Ernst explained that sometimes, slang words disappear once they start to sound outdated. Since slang is so deeply tied to group identity, “as the group gets older and older, you either lose that identity, or college kids go off to other places, or it starts sounding ridiculous to the younger generation and you stop.” Ernst specifically mentioned the word “groovy.” Popular in the 1960s, by the late 1970s and early 1980s, “groovy” started to sound absurd to the younger generation of Americans, and it was soon used only ironically.

This phenomenon might explain why “OTM” has faded from the Dartmouth lexicon. It failed to catch on with the next generation, and new words appeared to take its place. Meanwhile, we’ve come up with new abbreviations that Grimes’ generation never used, such as “Blobby” for “Baker Lobby.” 

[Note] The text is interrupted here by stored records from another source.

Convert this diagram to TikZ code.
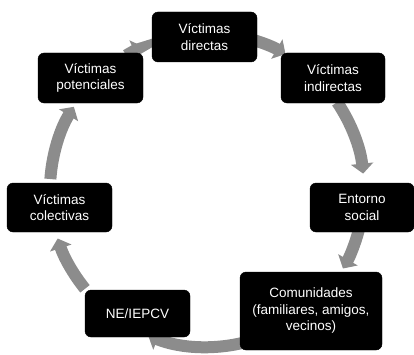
\documentclass[tikz,border=0pt]{standalone}
\usepackage{fontspec}
\setmainfont{Liberation Sans}
\usetikzlibrary{arrows.meta}
\begin{document}
\begin{tikzpicture}[x=1pt,y=1pt,
  box/.style={draw=black,fill=black,rounded corners=6pt,text=white,align=center,
    font=\fontsize{13.5}{16.5}\selectfont,inner sep=1pt},
  ring/.style={draw=black!45,line width=12pt,-{Triangle[length=10pt,width=22pt]}}]
\useasboundingbox (0,0) rectangle (414,354);
\coordinate (c) at (207,164);
% ring segments (clockwise)
\draw[ring] ([shift=(77:157)]c) arc[start angle=77,end angle=60,radius=157];
\draw[ring] ([shift=(34:157)]c) arc[start angle=34,end angle=6,radius=157];
\draw[ring] ([shift=(-15:157)]c) arc[start angle=-15,end angle=-30,radius=157];
\draw[ring] ([shift=(-74:157)]c) arc[start angle=-74,end angle=-112,radius=157];
\draw[ring] ([shift=(-141:157)]c) arc[start angle=-141,end angle=-162,radius=157];
\draw[ring] ([shift=(176:157)]c) arc[start angle=176,end angle=148,radius=157];
\draw[ring] ([shift=(121:157)]c) arc[start angle=121,end angle=114,radius=157];
% boxes
\node[box,minimum width=105pt,minimum height=50pt] (top) at (204.5,317) {Víctimas\\directas};
\node[box,minimum width=104pt,minimum height=50pt] (tr) at (333,276) {Víctimas\\indirectas};
\node[box,minimum width=105pt,minimum height=50pt] (tl) at (90.5,276) {Víctimas\\potenciales};
\node[box,minimum width=105pt,minimum height=49pt] (l) at (59.5,146.5) {Víctimas\\colectivas};
\node[box,minimum width=104pt,minimum height=49pt] (r) at (362,146.5) {Entorno\\social};
\node[box,minimum width=142pt,minimum height=78pt] (br) at (311,43) {Comunidades\\(familiares, amigos,\\vecinos)};
\node[box,minimum width=105pt,minimum height=47pt] (b) at (137.5,40.5) {NE/IEPCV};
\end{tikzpicture}
\end{document}
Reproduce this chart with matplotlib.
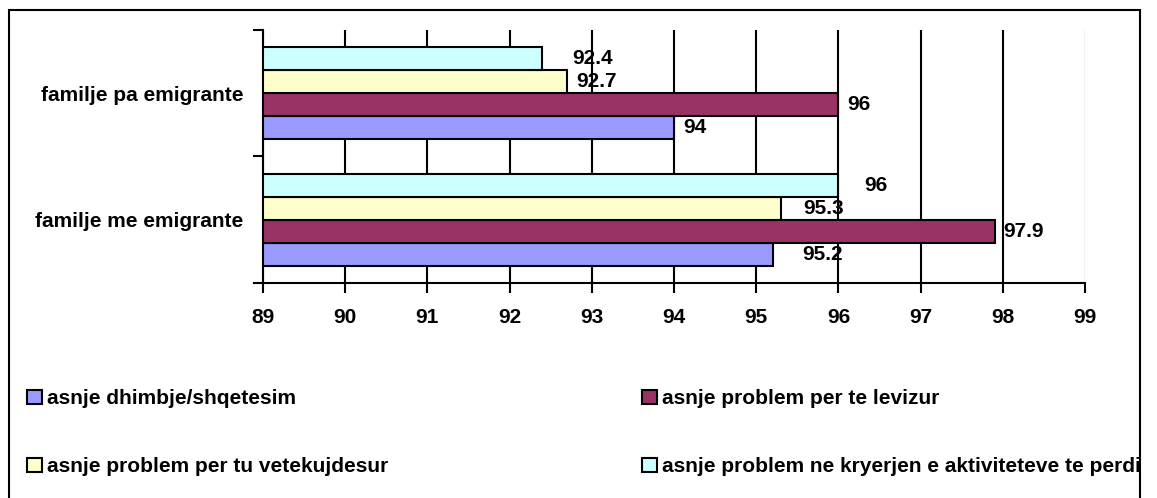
import matplotlib.pyplot as plt
from matplotlib.patches import Rectangle
import numpy as np

plt.rcParams['font.family'] = ['Liberation Sans', 'DejaVu Sans']
plt.rcParams['font.weight'] = 'bold'
plt.rcParams['font.size'] = 15

categories = ['familje me emigrante', 'familje pa emigrante']
series_names = [
    'asnje dhimbje/shqetesim',
    'asnje problem per te levizur',
    'asnje problem per tu vetekujdesur',
    'asnje problem ne kryerjen e aktiviteteve te perditshme',
]
dhimbje = [95.2, 94]
levizur = [97.9, 96]
vetekujdesur = [95.3, 92.7]
aktivitete = [96, 92.4]
x_ticks = [89, 90, 91, 92, 93, 94, 95, 96, 97, 98, 99]

colors = ['#9999FF', '#993366', '#FFFFCC', '#CCFFFF']
# gap (in pixels) between the bar end and its value label, per series / category
label_gap = [[30, 9], [9, 9], [22, 9], [26, 30]]

W, H = 1157, 498
fig = plt.figure(figsize=(W / 100, H / 100), dpi=100)
ax = fig.add_axes([263 / W, 1 - 283 / H, (1085 - 263) / W, (283 - 30) / H])

y = np.arange(len(categories))
h = 0.181
values = [dhimbje, levizur, vetekujdesur, aktivitete]
bars = []
for i, (vals, col) in enumerate(zip(values, colors)):
    b = ax.barh(y + (i - 1.5) * h, [v - 89 for v in vals], left=89, height=h,
                color=col, edgecolor='black', linewidth=1.5, zorder=3)
    bars.append(b)
    for j, v in enumerate(vals):
        ax.annotate(f'{v:g}', (v, y[j] + (i - 1.5) * h),
                    xytext=(label_gap[i][j] * 0.72, 0), textcoords='offset points',
                    ha='left', va='center', fontsize=15, fontweight='bold', zorder=4)

ax.set_xlim(89, 99)
ax.set_ylim(-0.5, 1.5)
ax.set_xticks(x_ticks)
ax.set_yticks([-0.5, 0.5, 1.5])
ax.set_yticklabels([])
ax.set_yticks(y, minor=True)
ax.set_yticklabels(categories, minor=True)
ax.tick_params(axis='y', which='minor', length=0, pad=14)
ax.tick_params(axis='both', which='major', length=7, width=1.5, color='black')
ax.tick_params(axis='x', pad=11)

ax.set_axisbelow(True)
ax.xaxis.grid(True, color='black', linewidth=1.5)
ax.get_xgridlines()[-1].set_color('#c0c0c0')
ax.get_xgridlines()[-1].set_linewidth(1)
for s in ['top', 'right']:
    ax.spines[s].set_visible(False)
for s in ['left', 'bottom']:
    ax.spines[s].set_linewidth(1.5)

handles = [bars[0], bars[2], bars[1], bars[3]]
labels = [series_names[0], series_names[2], series_names[1], series_names[3]]
fig.legend(handles, labels, ncol=2, loc='upper left', bbox_to_anchor=(27 / W, 1 - 389 / H),
           frameon=False, handlelength=0.72, handleheight=0.67, handletextpad=0.26,
           columnspacing=12.14, labelspacing=2.35, borderaxespad=0, borderpad=0)

# mask anything beyond the outer frame, then draw the frame
fig.patches.append(Rectangle((1141 / W, 0), 1, 1, transform=fig.transFigure,
                             facecolor='white', edgecolor='none', zorder=10))
fig.patches.append(Rectangle((9 / W, -0.05), (1140 - 9) / W, 1.05 - 10 / H,
                             transform=fig.transFigure, fill=False,
                             edgecolor='black', linewidth=1.5, zorder=11))

fig.savefig('out.png', dpi=100)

Changes in slang can reflect shifts in culture, for better or for worse. For example, Grimes didn’t recognize the term “snakey,” despite how often it is used nowadays. It was hard for me to pinpoint exactly what this words means, but Miklus put it simply: “Snakey? Like an econ major.”

The fact that “snakey” only recently entered “Dartmouth speak” might indicate that Dartmouth is becoming, for lack of a better word, “snakier.” Given the connotations of “snakey,” we could consider this a negative change in our school culture, though it would be difficult to track when and how the shift occurred.

On the other hand, Grimes was disappointed to learn that “the Dartmouth X” is still discussed on campus. 

“I feel like some things about Dartmouth will unfortunately never change or have not yet changed,” she commented. Miklus also said that of all the Dartmouth lingo, they wish “the Dartmouth X” would disappear. Presumably, if Dartmouth erases harmful social constructs like the “X,” then such words will naturally drop out of our vocabulary. 

Of course, Dartmouth has cycled through many generations of slang over the school’s 250 years of history. I did some digging in the College archives at Rauner Special Collections Library, and I unearthed a book called “A Collection of College Words and Customs” by B. H. Hall, written in 1856. Hall compiled a dictionary of lingo used at colleges in America and Britain in the 1850s, including several Dartmouth-specific words. Here a few of my favorites:

1. BULL. To “make a poor recitation.” Modern translation: to “bomb” a test.

2. FISHING. Trying to “gain the good-will of the Faculty by any special means.” Modern translation: “teacher’s pet.”

3. GUARDING. A custom in which “persons masked would go into another’s room at night, and oblige him to do anything they commanded him, as to get under his bed, sit with his feet in a pail of water,” etc. Modern equivalent: hazing.

4. GUM. “A trick; a deception.” Modern translation: to make a fool of someone.

Across American colleges in general, 1850s slang looked very different from the words we use now. Students said “chum” for “roommate” and “cramming” instead of  “studying.” “Muff” meant “a foolish fellow,” and an intoxicated person was “blown.”   Practically none of that slang survives now, at least not in its original form. You could say college students of that generation spoke an entirely different slang dialect from what we speak today.

Given the recent shifts in student lingo and the vast changes that have occurred in the past century and a half, it is only a matter of time before current Dartmouth slang goes extinct. What the kids are saying today, they probably won’t be saying in 15 or 20 years. But as the editor writes in his introduction to Hall’s “College Words and Customs,” “there is nothing in language or manners too insignificant for the attention of those who are desirous of studying the diversified development of the character of man.” Slang defines and shapes our culture, and it makes Dartmouth students who we are, even if our vocabulary –— like our school culture –— is forever evolving.